BOISE - A long-awaited performance audit of Idaho’s transportation department suggests the state could save millions through better management - but could save hundreds of millions by better maintaining the roads and bridges it already has.
“The current situation facing Idaho’s highway system is untenable,” declared auditor Bob Thomas, a consultant from Olympia. “The state is falling further and further behind in its ability to maintain and preserve its highway and bridge infrastructure. … Idaho is getting further and further into a hole.”
Senate Transportation Chairman John McGee, R-Caldwell, said, “It reiterates what the governor’s been saying for the last two years - our roads are falling apart. … You pay a little bit now, or you pay a heck of a lot later.”
Gov. Butch Otter welcomed the results of the audit, which the Legislature commissioned last year and agreed to pay for to the tune of $550,000. It came in under budget, at $450,000; it’s the work of a group of out-of-state consultants who extensively analyzed Idaho’s department and its operations, and compared it to transportation departments in nine other states.
“Simply put, we are trying to accomplish 2009 goals with 1996 dollars,” Otter wrote in his formal response to the audit, adding that he’s directing ITD Director Pamela Lowe to review the audit findings and develop “action plans” to address them.
Otter has proposed a combination of small gas tax increases, car and truck registration fee hikes, a rental car tax and other measures that over the next five years would ramp up to an additional $174.5 million a year in funding for roads.

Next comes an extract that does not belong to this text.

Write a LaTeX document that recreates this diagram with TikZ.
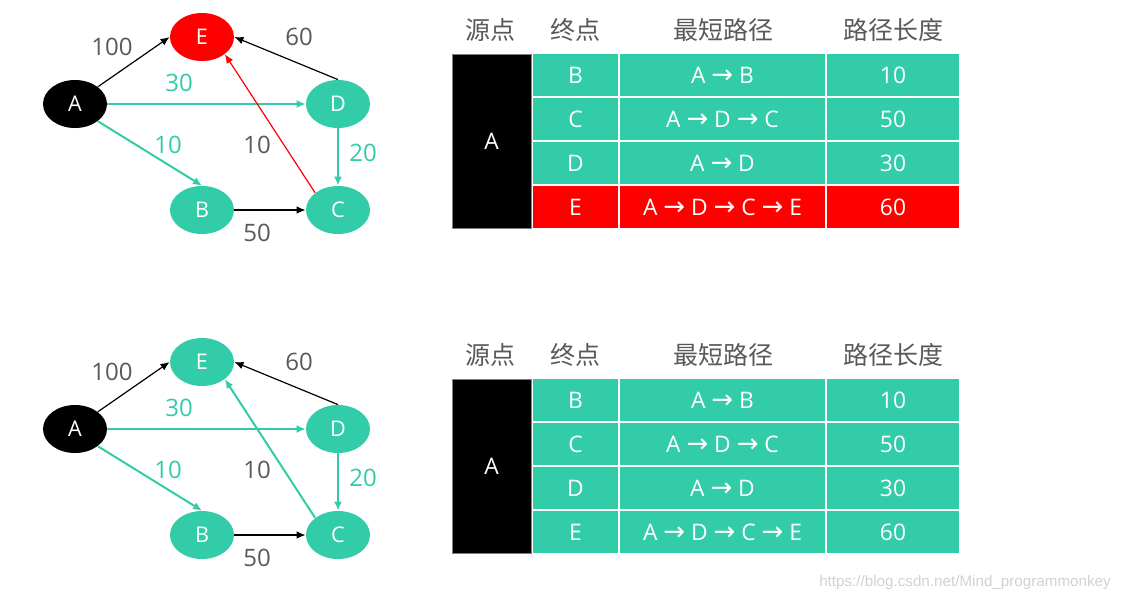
\documentclass[tikz,border=0pt]{standalone}
\usepackage{fontspec}
\setmainfont{Open Sans}
\newfontfamily\cjk{Noto Sans CJK SC}
\newfontfamily\symf{DejaVu Sans}
\newfontfamily\urlf{Liberation Sans}
\usetikzlibrary{shapes.geometric,arrows.meta}
\definecolor{mint}{RGB}{50,204,168}
\definecolor{lbl}{RGB}{89,89,89}
\newcommand{\pto}{{\symf\fontsize{13}{13}\selectfont →}}

\begin{document}
\begin{tikzpicture}[x=0.5pt,y=-0.5pt,
  vtx/.style={ellipse,minimum width=32pt,minimum height=24pt,inner sep=0pt,text=white,font=\fontsize{10.8}{12}\selectfont},
  wt/.style={text=lbl,font=\fontsize{12}{14}\selectfont},
  wg/.style={text=mint,font=\fontsize{12}{14}\selectfont},
  hd/.style={text=lbl,font=\cjk\fontsize{12.5}{14}\selectfont},
  cell/.style={rectangle,inner sep=0pt,minimum height=21pt,text=white,font=\fontsize{11.4}{12}\selectfont},
  blk/.style={draw=black,line width=0.6pt,-{Latex[length=4.5pt,width=3.8pt]}},
  grn/.style={draw=mint,line width=1pt,-{Latex[length=4.5pt,width=4pt]}}]
\useasboundingbox (0,0) rectangle (1126,602);
\foreach \s/\dy/\hc/\lw in {t/0/red/0.6pt,b/325/mint/1pt}{
  \node[vtx,fill=black] (A\s) at (75,104+\dy) {A};
  \node[vtx,fill=\hc] (E\s) at (202,37+\dy) {E};
  \node[vtx,fill=mint] (D\s) at (338,104+\dy) {D};
  \node[vtx,fill=mint] (B\s) at (202,210+\dy) {B};
  \node[vtx,fill=mint] (C\s) at (338,210+\dy) {C};
  \draw[blk] (A\s.north east) -- (E\s.west);
  \draw[grn] (A\s.east) -- (D\s.west);
  \draw[grn] (A\s.south east) -- (B\s.north);
  \draw[grn] (D\s.south) -- (C\s.north);
  \draw[blk] (B\s.east) -- (C\s.west);
  \draw[blk] (D\s.north) -- (E\s.east);
  \draw[draw=\hc,line width=\lw,-{Latex[length=4.5pt,width=3.8pt]}] (C\s.north west) -- (E\s.south east);
  \node[wt] (wae\s) at (112,47+\dy) {100};
  \node[wt] (wde\s) at (299,37+\dy) {60};
  \node[wg] (wad\s) at (179,83+\dy) {30};
  \node[wg] (wab\s) at (168,145+\dy) {10};
  \node[wt] (wce\s) at (257,145+\dy) {10};
  \node[wg] (wdc\s) at (363,153+\dy) {20};
  \node[wt] (wbc\s) at (257,233+\dy) {50};
  \node[hd] (hsrc\s) at (490,30+\dy) {源点};
  \node[hd] (hdst\s) at (575,30+\dy) {终点};
  \node[hd] (hpath\s) at (723,30+\dy) {最短路径};
  \node[hd] (hlen\s) at (893,30+\dy) {路径长度};
  \node[cell,fill=black,draw=gray,minimum width=39.5pt,minimum height=87pt] (src\s) at (491.5,141+\dy) {A};
  \foreach \r/\dst/\via/\len/\fc in {1/B/A \pto{} B/10/mint,2/C/A \pto{} D \pto{} C/50/mint,3/D/A \pto{} D/30/mint,4/E/A \pto{} D \pto{} C \pto{} E/60/\hc}{
    \node[cell,fill=\fc,minimum width=42.5pt] (dst\s\r) at (575.5,31+44*\r+\dy) {\dst};
    \node[cell,fill=\fc,minimum width=102.5pt] (via\s\r) at (722.5,31+44*\r+\dy) {\via};
    \node[cell,fill=\fc,minimum width=66pt] (len\s\r) at (893,31+44*\r+\dy) {\len};
  }
}
\node[text=black!18,font=\urlf\fontsize{7.6}{9}\selectfont] (url) at (965,583) {https://blog.csdn.net/Mind\_programmonkey};
\end{tikzpicture}
\end{document}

But the audit looked at his original proposal last year for $240 million in taxes and fees, and concluded even that wouldn’t be enough.
Because 38 percent of that increase would go to local highway jurisdictions and 5 percent to the Idaho State Police, under Idaho’s existing distribution formula for highway funds, the $240 million plan would bring ITD just $137 million, the audit found. “Even with the requested $137 million revenue increase, preservation and rehabilitation of existing infrastructure will fall $55 million short through 2013,” the audit predicted.
Auditors recommended a $6 million investment into a new maintenance management system, a computer software system that Idaho currently lacks. They also predicted $11 million in savings over the next five years from various management improvements; said Idaho could save up to $19.6 million on its bond issues by following different short-term interest rate strategies, though ITD disputed that; and predicted that if all its recommendations are followed, Idaho would save $6.6 million a year more after the first five years.
One of the sharpest criticisms in the new audit is that the department lacks a maintenance management system, a computer software system to track when, why and how certain sections of roadway are maintained. There hasn’t been one since 2005, when the previous system became obsolete with the installation of a new financial management system.
But the Idaho Transportation Board was well aware of that - in fact, the board made a conscious decision in 2006 to not replace the system because of the high cost of doing so, and instead put that money into road repairs. The idea was to identify new funding sources for important needs like the new maintenance management system.
“We recognize the need for a maintenance management system - we have a pilot project going on in one of our districts,” said ITD spokesman Jeff Stratten. But that pilot project is nowhere near as extensive as what’s proposed by the audit.
ITD Board Chairman Darrell Manning told lawmakers that he opposed the move to drop the maintenance management system and backs the call for a new one.
House Transportation Chairwoman JoAn Wood, R-Rigby, said she wonders if the funding for the $6 million system could come in increments, rather than all at once. But she’s thrilled with the audit overall.
“I thought it was very well done - it was exactly what we wanted,” she said. “We were so concerned last year that we were not able to get the information we felt like we needed,” to propose transportation tax or fee increases. “We couldn’t justify to our public any increase where it was not clearly beneficial to the whole state.”
Wood added, “What I really liked about this audit is the recommendations that came out of it - we should have the best department of transportation in the country if they follow all the recommendations that were made.”
Those recommendations include switching from the current “worst-first” strategy for managing deteriorating roads, to a “preservation-first” approach that fixes roads sooner and tracks conditions with the new management system. They also include more statewide coordination of what the audit termed an excessively decentralized department; prioritizing maintenance, restoration and preservation of existing roads and bridges ahead of building new ones; and rigorous and independent cost-effectiveness evaluations for new road construction projects. Also recommended were more comprehensive statewide transportation planning; a uniform selection process for capital projects; and measures to reduce turnover of key technical workers at the department.
Manning said the auditors “did a superb job, I think, identifying many of the problems.” The audit, he said, “largely validates the direction the department has been headed for the past two years. … Believe me, we will be looking at it very strongly. Even though we’re in a crisis management situation at the moment with regard to funding, we’re still going to do everything we can … to improve the system.”